# Homework Help: Energy in EM Waves problem (finding sun power output from EM wave intensity)

1. Mar 26, 2006

### confusedbyphysics

Hi, if someone could help me figure this out I'd really appreciate it.

Estimate the average power output of the Sun, given that about 1350 W/m^2 reaches the upper atmosphere of the Earth.

I know the answer is 3.8 X 10^26 W but I don't know how to get there. I've tried different equations and putting random numbers together but it's been waaayyy off. Can someone help point me in the right direction?? THANKS!!

2. Mar 26, 2006

### nrqed

The Sun emits uniformly....so the energy emitted per second gets spread over the surface of an expanding sphere. Does that give you an idea?

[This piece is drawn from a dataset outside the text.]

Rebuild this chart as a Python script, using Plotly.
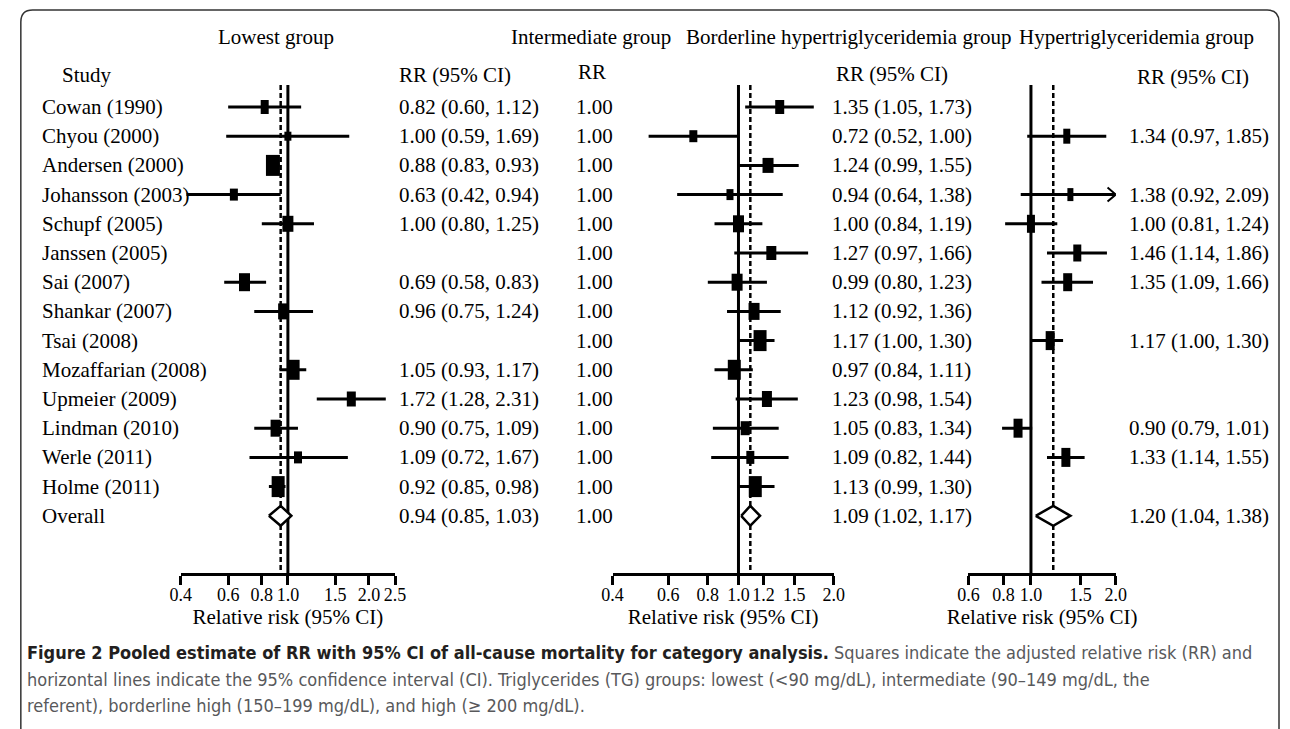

(do you know how the intensity of light, in W/m^2 is related to the power of a source of light?)

Patrick

3. Mar 26, 2006

### Staff: Mentor

Assume that the sun radiates its energy into space uniformly in all directions. Now imagine a hollow sphere the size of the Earth's orbit, with the sun at the center. 1350 W of solar power strikes each m^2 of the inside surface of that sphere. Can you take it from there?

4. Mar 26, 2006

### confusedbyphysics

No, I dont...This book is confusing, there isnt anything about power in the chapter in relation to the intensity, thats why I was looking through old chapters to see if there is a formula or something that could convert intensity into power outage. Just looking at the units, the intensity is the power of the wave over an area (m^2), right?

Do I use the surface area of the sun in the calculation somewhere?

5. Mar 26, 2006

### nrqed

There is a similar formula in sound waves. Intensity = power of the source / area over which the energy is spread (here, the energy is spread over the surface area of a sphere expanding away from the Sun). By the time the energy has reached the Earth, what is the area of the sphere over which the energy has spread out? And you won`t need the radius of the Sun (basically, the Sun can be treated as a point source here)

6. Mar 26, 2006

### confusedbyphysics

the area over which the energy has spread out is over the Earth, right? surface area = 4(pi)r^2 = 5.11 X 10^8..but only part of the energy is hitting the earth, the rest is going out into the space, right?? im lost

7. Mar 26, 2006

### confusedbyphysics

ok if i think of the orbit of the earth around the sun

the radius between the earth and sun is 1.496 X10^11 m

the surface area is 4pi(r^2) which comes out to 2.81 X10^23

then if I use the equation you gave me above 1350 X (2.81 X 10^23) = 3.8 X 10^26, THE RIGHT ANSWER!!!!!!